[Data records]
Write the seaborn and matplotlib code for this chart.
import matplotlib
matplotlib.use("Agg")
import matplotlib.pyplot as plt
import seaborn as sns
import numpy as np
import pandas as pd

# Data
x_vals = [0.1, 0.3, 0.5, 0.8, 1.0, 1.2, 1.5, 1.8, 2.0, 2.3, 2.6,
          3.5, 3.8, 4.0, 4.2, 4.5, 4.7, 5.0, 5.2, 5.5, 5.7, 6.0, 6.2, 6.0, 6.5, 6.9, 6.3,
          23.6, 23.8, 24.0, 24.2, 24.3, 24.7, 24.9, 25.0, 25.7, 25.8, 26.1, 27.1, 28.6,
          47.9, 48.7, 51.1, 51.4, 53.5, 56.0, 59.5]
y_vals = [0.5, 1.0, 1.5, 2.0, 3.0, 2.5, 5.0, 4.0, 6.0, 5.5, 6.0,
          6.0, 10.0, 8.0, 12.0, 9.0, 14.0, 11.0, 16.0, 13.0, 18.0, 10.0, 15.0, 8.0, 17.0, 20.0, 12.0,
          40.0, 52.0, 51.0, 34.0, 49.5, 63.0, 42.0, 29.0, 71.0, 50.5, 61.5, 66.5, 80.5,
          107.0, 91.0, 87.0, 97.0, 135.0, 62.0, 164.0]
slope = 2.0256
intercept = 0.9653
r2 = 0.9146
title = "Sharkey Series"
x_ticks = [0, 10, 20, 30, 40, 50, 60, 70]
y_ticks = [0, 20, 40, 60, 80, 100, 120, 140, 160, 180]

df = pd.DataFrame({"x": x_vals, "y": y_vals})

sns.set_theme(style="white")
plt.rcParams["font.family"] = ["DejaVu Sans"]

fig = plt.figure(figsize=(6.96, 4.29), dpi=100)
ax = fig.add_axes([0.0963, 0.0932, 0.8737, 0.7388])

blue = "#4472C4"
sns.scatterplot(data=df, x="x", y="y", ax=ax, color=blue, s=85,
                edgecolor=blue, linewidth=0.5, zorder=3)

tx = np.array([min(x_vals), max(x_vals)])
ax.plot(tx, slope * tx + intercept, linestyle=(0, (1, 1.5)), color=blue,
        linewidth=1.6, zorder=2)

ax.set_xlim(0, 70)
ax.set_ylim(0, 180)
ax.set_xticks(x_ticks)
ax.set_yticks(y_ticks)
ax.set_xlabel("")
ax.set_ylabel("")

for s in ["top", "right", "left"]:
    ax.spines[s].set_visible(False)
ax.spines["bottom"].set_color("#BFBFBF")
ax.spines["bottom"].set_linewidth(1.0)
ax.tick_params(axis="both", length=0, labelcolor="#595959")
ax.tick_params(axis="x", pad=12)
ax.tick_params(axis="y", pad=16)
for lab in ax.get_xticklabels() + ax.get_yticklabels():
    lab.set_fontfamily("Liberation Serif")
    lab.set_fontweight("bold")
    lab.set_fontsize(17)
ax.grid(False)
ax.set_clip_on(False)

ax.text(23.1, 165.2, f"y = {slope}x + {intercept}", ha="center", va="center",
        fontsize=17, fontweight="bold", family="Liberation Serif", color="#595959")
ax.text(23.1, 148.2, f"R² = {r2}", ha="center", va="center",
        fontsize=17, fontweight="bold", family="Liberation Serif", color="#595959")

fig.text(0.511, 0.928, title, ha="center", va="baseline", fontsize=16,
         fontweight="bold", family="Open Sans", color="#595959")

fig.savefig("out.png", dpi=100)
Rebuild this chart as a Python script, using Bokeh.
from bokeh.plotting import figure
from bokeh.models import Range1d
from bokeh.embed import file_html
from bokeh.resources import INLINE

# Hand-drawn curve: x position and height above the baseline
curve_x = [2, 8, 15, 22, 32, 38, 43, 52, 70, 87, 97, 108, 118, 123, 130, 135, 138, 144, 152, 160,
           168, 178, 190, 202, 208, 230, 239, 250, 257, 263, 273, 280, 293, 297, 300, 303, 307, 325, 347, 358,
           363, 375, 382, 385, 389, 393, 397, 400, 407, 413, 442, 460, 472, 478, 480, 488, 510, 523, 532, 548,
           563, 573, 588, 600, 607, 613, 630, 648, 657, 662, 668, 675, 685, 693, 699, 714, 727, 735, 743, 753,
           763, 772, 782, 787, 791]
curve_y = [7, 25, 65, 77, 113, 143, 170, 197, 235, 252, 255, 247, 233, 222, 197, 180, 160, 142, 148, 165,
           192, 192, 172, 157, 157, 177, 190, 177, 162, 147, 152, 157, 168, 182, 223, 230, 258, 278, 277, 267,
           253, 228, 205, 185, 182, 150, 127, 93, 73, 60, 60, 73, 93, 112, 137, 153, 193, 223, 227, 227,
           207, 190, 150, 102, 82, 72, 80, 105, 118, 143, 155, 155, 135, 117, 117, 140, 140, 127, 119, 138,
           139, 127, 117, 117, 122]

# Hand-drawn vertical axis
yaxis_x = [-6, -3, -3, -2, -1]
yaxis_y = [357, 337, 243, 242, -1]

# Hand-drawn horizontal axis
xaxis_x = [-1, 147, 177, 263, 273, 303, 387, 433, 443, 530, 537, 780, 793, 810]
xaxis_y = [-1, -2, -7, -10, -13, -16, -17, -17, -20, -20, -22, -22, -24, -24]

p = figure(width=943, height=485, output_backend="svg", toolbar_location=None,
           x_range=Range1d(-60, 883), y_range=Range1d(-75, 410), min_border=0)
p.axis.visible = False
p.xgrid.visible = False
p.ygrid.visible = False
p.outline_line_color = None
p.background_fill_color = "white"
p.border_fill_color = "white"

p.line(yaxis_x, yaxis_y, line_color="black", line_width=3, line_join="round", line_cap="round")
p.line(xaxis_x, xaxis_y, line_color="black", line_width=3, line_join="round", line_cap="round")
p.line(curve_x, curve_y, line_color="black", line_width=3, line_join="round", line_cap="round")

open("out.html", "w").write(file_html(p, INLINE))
--
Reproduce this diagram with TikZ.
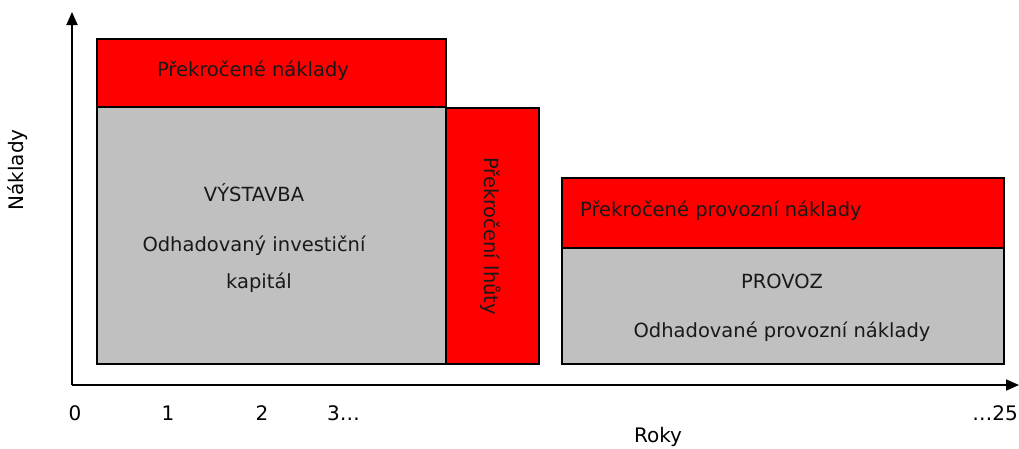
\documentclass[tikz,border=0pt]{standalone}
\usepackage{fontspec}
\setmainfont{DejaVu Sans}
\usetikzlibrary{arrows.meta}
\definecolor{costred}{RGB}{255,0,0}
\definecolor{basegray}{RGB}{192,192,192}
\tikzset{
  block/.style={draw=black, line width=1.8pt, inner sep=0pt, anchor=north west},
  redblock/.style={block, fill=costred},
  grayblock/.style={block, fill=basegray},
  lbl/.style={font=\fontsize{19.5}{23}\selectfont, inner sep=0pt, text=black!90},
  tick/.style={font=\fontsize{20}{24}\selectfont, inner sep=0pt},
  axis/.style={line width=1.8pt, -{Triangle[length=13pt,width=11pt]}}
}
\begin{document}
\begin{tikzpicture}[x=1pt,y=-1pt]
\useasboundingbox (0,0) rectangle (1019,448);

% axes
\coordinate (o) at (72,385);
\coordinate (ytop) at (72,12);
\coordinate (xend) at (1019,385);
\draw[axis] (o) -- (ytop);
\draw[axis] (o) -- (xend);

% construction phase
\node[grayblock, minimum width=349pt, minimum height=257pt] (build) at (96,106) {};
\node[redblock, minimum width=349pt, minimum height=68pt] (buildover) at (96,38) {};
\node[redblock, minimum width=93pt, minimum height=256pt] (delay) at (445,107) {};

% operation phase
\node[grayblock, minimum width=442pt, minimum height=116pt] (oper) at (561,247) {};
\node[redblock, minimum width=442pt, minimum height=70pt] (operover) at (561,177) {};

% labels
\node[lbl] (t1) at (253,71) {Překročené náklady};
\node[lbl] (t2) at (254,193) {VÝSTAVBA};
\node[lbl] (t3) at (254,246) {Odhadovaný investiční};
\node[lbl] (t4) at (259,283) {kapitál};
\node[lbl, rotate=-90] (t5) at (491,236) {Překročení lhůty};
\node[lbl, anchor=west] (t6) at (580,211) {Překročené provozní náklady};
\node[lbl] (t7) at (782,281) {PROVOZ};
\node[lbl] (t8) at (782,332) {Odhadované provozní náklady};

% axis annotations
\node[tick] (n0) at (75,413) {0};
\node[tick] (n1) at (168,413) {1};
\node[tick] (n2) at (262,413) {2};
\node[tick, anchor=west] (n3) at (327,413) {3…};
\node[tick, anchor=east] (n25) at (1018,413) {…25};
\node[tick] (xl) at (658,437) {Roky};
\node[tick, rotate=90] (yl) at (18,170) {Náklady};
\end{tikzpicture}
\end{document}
---
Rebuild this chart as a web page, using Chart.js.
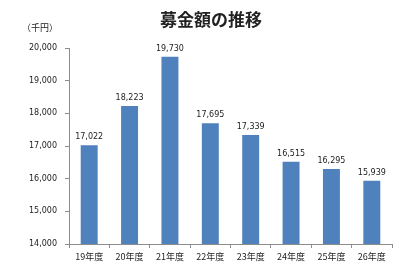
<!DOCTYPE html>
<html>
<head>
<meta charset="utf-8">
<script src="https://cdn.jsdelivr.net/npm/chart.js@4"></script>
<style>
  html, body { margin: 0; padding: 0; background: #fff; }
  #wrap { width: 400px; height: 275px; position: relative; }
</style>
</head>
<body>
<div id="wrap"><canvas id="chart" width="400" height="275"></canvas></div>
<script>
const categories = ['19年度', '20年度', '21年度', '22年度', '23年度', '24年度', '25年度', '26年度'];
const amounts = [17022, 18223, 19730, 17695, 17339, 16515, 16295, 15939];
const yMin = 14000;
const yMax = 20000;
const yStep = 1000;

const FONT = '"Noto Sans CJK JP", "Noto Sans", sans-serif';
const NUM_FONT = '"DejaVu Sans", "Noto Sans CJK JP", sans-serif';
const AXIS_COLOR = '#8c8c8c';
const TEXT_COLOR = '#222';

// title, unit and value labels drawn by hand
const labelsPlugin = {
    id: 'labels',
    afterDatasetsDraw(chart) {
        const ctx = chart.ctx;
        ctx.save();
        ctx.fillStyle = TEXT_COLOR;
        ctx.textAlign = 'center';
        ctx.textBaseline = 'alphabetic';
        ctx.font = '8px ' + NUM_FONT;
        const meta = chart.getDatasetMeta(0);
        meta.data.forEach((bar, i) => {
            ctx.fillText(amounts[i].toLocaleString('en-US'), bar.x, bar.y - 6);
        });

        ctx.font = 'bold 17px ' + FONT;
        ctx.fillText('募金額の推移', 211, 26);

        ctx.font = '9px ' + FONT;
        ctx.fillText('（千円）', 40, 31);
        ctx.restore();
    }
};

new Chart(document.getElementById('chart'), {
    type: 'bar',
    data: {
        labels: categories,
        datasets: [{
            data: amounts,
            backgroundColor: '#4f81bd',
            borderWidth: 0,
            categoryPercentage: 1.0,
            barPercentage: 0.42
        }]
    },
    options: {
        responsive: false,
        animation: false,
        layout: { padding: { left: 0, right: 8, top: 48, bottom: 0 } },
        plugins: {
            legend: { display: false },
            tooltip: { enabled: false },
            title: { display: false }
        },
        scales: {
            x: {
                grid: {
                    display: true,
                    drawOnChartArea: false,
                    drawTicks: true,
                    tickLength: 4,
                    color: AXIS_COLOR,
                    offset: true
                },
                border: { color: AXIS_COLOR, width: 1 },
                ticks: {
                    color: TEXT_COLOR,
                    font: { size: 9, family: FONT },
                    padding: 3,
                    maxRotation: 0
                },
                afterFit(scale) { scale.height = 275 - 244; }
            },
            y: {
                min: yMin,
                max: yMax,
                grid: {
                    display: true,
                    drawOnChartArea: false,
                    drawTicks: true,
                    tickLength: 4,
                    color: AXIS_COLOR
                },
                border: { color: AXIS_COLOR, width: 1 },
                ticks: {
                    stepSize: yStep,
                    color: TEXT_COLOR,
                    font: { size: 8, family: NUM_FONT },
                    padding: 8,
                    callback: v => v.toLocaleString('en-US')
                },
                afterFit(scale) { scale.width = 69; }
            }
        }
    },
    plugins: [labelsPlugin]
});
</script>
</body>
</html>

▸ **TASK TO CARRY OUT**:
Looking at the records above, work out how many lines include the string "script". Give the number and nothing else.

▸ **WORKED SOLUTION**:
4